Here are a couple of ideas for projects. They need to be fleshed out with more detail; the list should be viewed as ideas for inspiration. If none of these interests you, feel free to propose your own topic. Before a project is undertaken, the key idea must be approved by the instructor. Approval can be oral and can be based on an oral description of the project's goals. You are also welcome to send the instructor a few paragraphs by email describing what you want to do.
- Analyze a relational dataset using existing algorithms. If you have some relational data that provides an interesting classification or clustering problem, modeling those data to discover patterns and/or knowledge might be a good topic. Here are some possible examples of datasets:
- Bioinformatics data
- Social network data
- Citation data
- Blogs or other Web data
- Marketing data
- Extend an SRL model/algorithm to handle a novel relational learning task. Here are some possible examples:
- Classification of streaming data
- Classification of temporal-relational data
- Link prediction
- Group prediction
- Collaborative classification of two relational concepts
- A rigorous comparison of the performance of SRL algorithms on real-world data while varying the properties of the data (e.g., size), the task (e.g., linkage between training and test set), and/or algorithm settings (e.g., number of clusters).
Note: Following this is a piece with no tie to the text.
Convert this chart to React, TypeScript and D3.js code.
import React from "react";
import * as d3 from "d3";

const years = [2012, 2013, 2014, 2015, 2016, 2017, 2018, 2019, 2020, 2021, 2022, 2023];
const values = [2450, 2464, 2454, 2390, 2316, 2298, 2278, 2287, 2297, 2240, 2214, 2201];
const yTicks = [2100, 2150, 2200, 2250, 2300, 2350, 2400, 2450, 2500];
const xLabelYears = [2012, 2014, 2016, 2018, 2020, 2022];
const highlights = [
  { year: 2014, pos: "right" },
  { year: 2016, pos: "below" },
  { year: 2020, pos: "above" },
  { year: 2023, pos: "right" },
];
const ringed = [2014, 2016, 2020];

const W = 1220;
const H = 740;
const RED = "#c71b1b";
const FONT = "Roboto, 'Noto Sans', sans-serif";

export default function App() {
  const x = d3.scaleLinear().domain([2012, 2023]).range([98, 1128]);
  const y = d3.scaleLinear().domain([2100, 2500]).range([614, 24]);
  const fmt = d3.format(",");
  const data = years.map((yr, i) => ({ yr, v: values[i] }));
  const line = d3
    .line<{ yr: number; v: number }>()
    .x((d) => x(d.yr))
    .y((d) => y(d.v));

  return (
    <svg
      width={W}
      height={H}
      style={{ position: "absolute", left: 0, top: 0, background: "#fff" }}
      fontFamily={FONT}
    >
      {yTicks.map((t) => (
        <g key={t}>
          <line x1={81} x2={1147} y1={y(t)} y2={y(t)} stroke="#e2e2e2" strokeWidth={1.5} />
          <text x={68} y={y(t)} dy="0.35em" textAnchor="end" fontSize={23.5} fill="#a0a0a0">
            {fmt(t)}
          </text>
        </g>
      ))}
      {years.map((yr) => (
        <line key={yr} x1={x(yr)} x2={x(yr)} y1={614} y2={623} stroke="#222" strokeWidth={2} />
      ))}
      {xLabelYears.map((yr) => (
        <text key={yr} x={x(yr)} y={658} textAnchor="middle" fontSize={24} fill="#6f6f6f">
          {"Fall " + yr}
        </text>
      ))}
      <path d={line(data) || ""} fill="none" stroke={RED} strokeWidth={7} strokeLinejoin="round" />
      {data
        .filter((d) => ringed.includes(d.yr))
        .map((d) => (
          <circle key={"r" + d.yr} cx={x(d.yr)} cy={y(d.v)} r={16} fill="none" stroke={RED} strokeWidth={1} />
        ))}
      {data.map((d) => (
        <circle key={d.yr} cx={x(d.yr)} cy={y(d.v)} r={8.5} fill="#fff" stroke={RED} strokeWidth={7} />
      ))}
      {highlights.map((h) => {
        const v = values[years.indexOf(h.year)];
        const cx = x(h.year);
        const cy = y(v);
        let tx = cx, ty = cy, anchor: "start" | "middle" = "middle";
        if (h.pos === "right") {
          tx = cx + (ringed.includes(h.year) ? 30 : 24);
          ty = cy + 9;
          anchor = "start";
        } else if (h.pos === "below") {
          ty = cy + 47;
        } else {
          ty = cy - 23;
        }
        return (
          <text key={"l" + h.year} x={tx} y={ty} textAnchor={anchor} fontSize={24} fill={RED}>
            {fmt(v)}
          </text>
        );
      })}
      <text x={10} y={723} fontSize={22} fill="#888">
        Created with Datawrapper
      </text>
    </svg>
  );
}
- Comparison of different inference techniques (probably in a single modeling framework). What relationship is there between the characteristics of the data and the accuracy/efficiency of inference?
- An analysis of feature construction and its impact on model performance.
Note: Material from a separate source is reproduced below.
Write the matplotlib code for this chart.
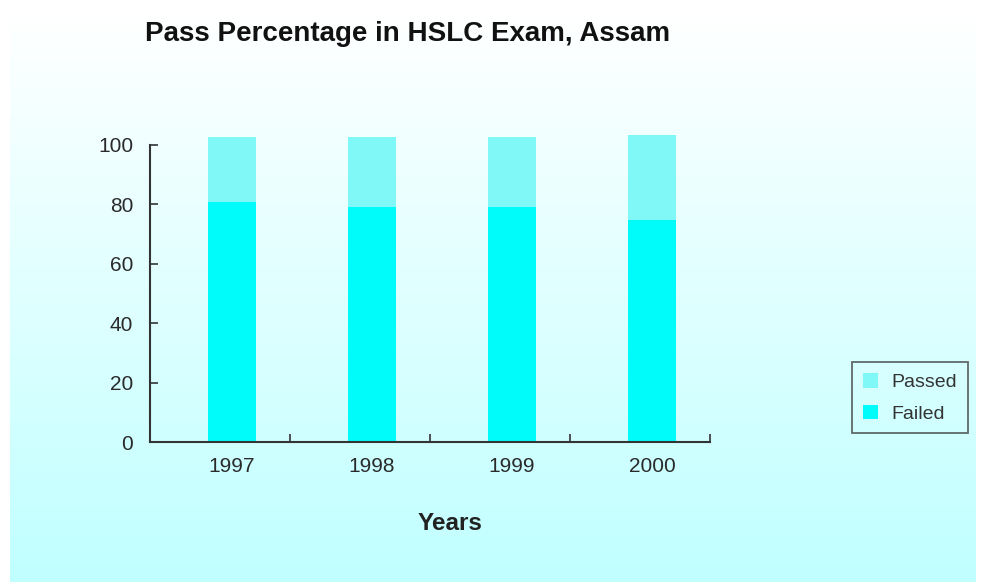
import numpy as np
from matplotlib import pyplot as plt

plt.rcParams['font.family'] = ['Liberation Sans', 'DejaVu Sans']

years = ['1997', '1998', '1999', '2000']
failed = [80.9, 79.1, 79.1, 74.7]
passed = [21.8, 23.6, 23.7, 28.7]

col_failed = '#00FBFB'
col_passed = '#80F8F8'
ink = '#333333'

fig = plt.figure(figsize=(9.85, 5.82), dpi=100)

# fondo con degradado blanco -> cian
bg = fig.add_axes([10/985, 0, 965/985, 567/582], zorder=-10)
grad = np.linspace(0, 1, 256).reshape(-1, 1)
c_top = np.array([1.0, 1.0, 1.0])
c_bot = np.array([0xC0, 0xFF, 0xFF]) / 255
img = c_top + (c_bot - c_top) * grad[:, :, None]
bg.imshow(img, aspect='auto', extent=[0, 1, 0, 1])
bg.axis('off')

ax = fig.add_axes([150/985, 1 - 442/582, 560/985, 309/582])
ax.patch.set_alpha(0)
x = np.arange(len(years))
ax.bar(x, failed, width=0.34, color=col_failed, label='Failed')
ax.bar(x, passed, width=0.34, bottom=failed, color=col_passed, label='Passed')

ax.set_xlim(-0.586, 3.414)
ax.set_ylim(0, 104)
ax.set_yticks([0, 20, 40, 60, 80, 100])
ax.set_xticks(x)
ax.set_xticklabels(years)
ax.set_xticks([0.414, 1.414, 2.414, 3.414], minor=True)
ax.tick_params(axis='x', which='major', length=0, pad=11, labelsize=15, colors='#2a2a2a')
ax.tick_params(axis='x', which='minor', direction='in', length=6, width=1.2, color=ink)
ax.tick_params(axis='y', direction='in', length=6, width=1.2, color=ink, pad=12,
               labelsize=15, labelcolor='#2a2a2a')
ax.spines['left'].set_bounds(0, 100)
for s in ['top', 'right']:
    ax.spines[s].set_visible(False)
for s in ['left', 'bottom']:
    ax.spines[s].set_color(ink)
    ax.spines[s].set_linewidth(1.5)

ax.set_xlabel('Years', fontsize=17.5, fontweight='bold', color='#222222')
ax.xaxis.set_label_coords((450 - 150) / 560, -0.225)

h, l = ax.get_legend_handles_labels()
leg = fig.legend(h[::-1], l[::-1], loc='upper left', bbox_to_anchor=(852/985, 1 - 362/582),
                 fontsize=14, frameon=True, fancybox=False, handlelength=0.8, handleheight=0.8,
                 handletextpad=0.7, borderpad=0.55, labelspacing=0.7, borderaxespad=0)
leg.get_frame().set_edgecolor('#444444')
leg.get_frame().set_facecolor('none')
leg.get_frame().set_linewidth(1.3)
for t in leg.get_texts():
    t.set_color('#333333')

fig.text(408/985, 1 - 34/582, 'Pass Percentage in HSLC Exam, Assam', ha='center', va='center',
         fontsize=20, fontweight='bold', color='#111111')

plt.savefig('out.png', dpi=100)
You may work on this project individually or in small groups. A group's project is expected to be larger in scope than an individual's project, and will be graded on that assumption.
Proposal: Due Feb 18
The project proposal should be a 2-3 page report that includes:
- An overview of the project's goals and/or hypotheses,
- A description of the data and/or algorithms that you will investigate,
- A brief review of related work.
Preliminary report: Due Mar 27
The preliminary report should be a 2-3 page report that includes:
If there are any problems, the report should include ideas for how to address them and/or specific questions to the instructor regarding how to address them.
- A recap of the project's goals and/or hypotheses,
- An outline of the methodology (i.e., data, algorithm(s), experimental evaluation) that you will employ,
- A description of your implementation and initial data exploration or experiments,
- A timeline for the remaining work.
Presentation: Due Apr 17-19
The oral presentation to the class should provide an overview of the project's goals, necessary background information (including work done by others), a description of any experiments, and a summary of your results and findings.
Final report: Due Apr 26
The final report should be a 6-8 page report that includes:
The final report should resemble a conference or workshop submission regardless of the quality of the final results (i.e., even if the project did not succeed). The final report can (and should) include material from the proposal and preliminary report.